Record amount of electricity generated from wind in the UK

Posted on 17 September 2012

RenewableUK, the wind and marine energy association, is celebrating new figures from National Grid which show that a record-breaking amount of electricity was generated by wind on Friday.

Wind turbines fed an all-time high of 4.131 gigawatts into the National Grid at 09.56am on Friday (14/9/12) – enough to power more than 3 million British homes. An average large power station can generate a gigawatt, so the record equates to the output of more than four conventional power stations.

Just before 10 o’clock, wind power was supplying a total of 10.8% of the total amount of electricity going into the grid. As office workers switched on their computers, more than one in ten of them was powered by wind energy.

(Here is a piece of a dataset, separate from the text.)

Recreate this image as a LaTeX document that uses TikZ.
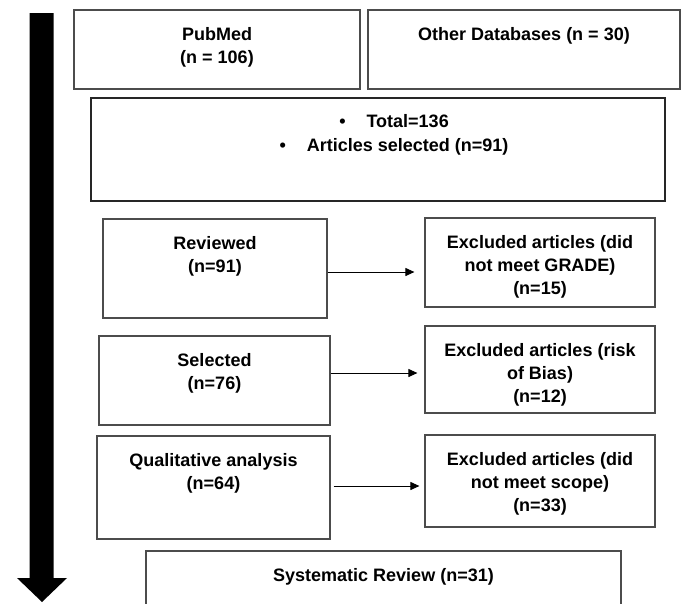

Today’s high breaks the previous record of 3.8GW set on the 13th May.

The overall statistics for wind energy generation are even higher, because a third of all wind turbine capacity in the UK is connected directly to local electricity networks, and not to the Grid. Once that extra 2.2GW are taken into account, the amount of electricity being generated is even greater – up to a third more.

RenewableUK’s Chief Executive, Maria McCaffery, said:

“This record high shows that wind energy is providing a reliable, secure supply of clean electricity to an ever-greater number of British homes and businesses. As our wind energy capacity increases, the need to import expensive fossil fuels starts to diminish.

“The transition to a low-carbon economy is well underway and harnessing this bountiful, free resource will help us to drive down energy bills for all users in the long term. That’s why we’re celebrating this milestone in the generation of clean energy for the UK.”